Reputation: 99
I have a dataframe df1
that holds rows for thousands of trades between a certain country and the United Kingdom. I also have another dataframe df2
that holds a few rows for distances between certain countries and the United Kingdom.
Example:
x1 = [{'partner': "Afghanistan", 'trade_value':100},
{'partner':"Zambia",'trade_value':110},
{'partner': "Germany",'trade_value':120},
{'partner': "Afghanistan",'trade_value':150},
{'partner': "USA",'trade_value':1120}]
df1 = pd.DataFrame(x1)
x2 = [{'country': "Afghanistan", 'distance':1000},
{'country': "USA",'distance':1120}];
df2 = pd.DataFrame(x2)
I want to add a new column to df1
called 'distance' and assign each 'partner' in df1
with its appropriate 'distance' from df2
.
Note: sometimes a 'partner' country in df1
is repeated due to multiple trades.
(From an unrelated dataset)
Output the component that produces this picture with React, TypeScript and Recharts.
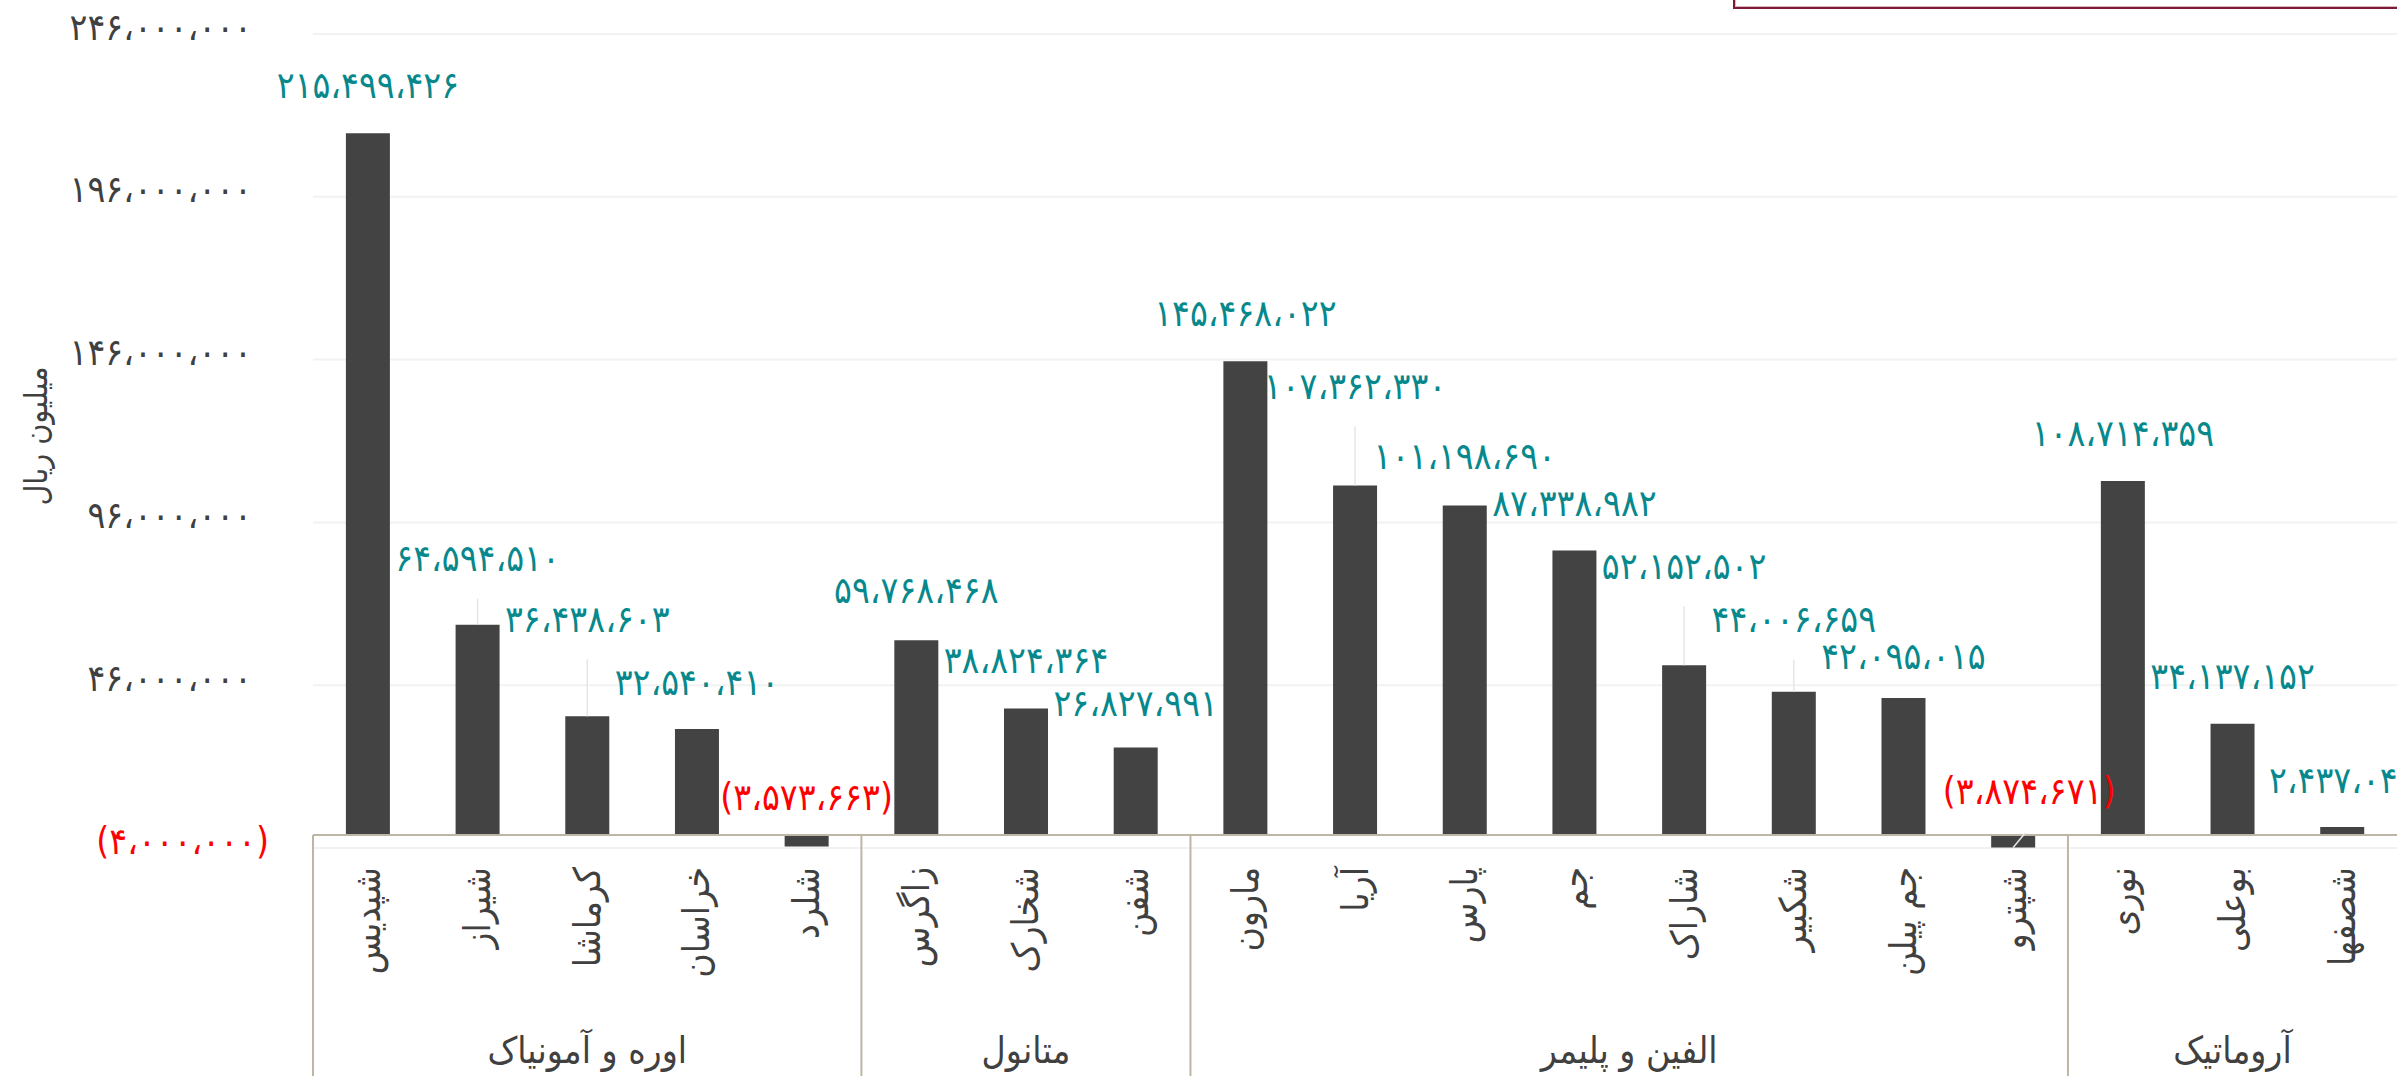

Also not all distances are available in df2
so I don't mind leaving a cell in df1 empty.
so far I am trying this to no avail:
#Add new column
df1['distance'] = 0;
for index, row in df1.iterrows():
for index, row2 in df2.iterrows():
if row['partner'] == row2['country']:
df1['distance'].replace(row['distance'], row2['distance'],inplace=True);
I am getting all the distance column filled with 1000, which is the made up distance between Afghanistan and the UK, but all other countries are getting the same value (when some countries should not even be getting any value at all)
Upvotes: 3
Views: 4051
Reputation: 4233
IIUC you can use .map
x1 = [{'partner':"Afghanistan", 'trade_value':100}, {'partner':"Zambia",'trade_value':110},
{'partner': "Germany",'trade_value':120},
{'partner': "Afghanistan",'trade_value':150},{'partner': "USA",'trade_value':1120}]
df1 = pd.DataFrame(x1)
x2 = [{'country': "Afghanistan", 'distance':1000}, {'country': "USA",'distance':1120}]
df2 = pd.DataFrame(x2)
df1['distance'] = df1['partner'].map(df2.set_index('country')['distance'])
print (df1)
partner trade_value distance
0 Afghanistan 100 1000.0
1 Zambia 110 NaN
2 Germany 120 NaN
3 Afghanistan 150 1000.0
4 USA 1120 1120.0
Upvotes: 5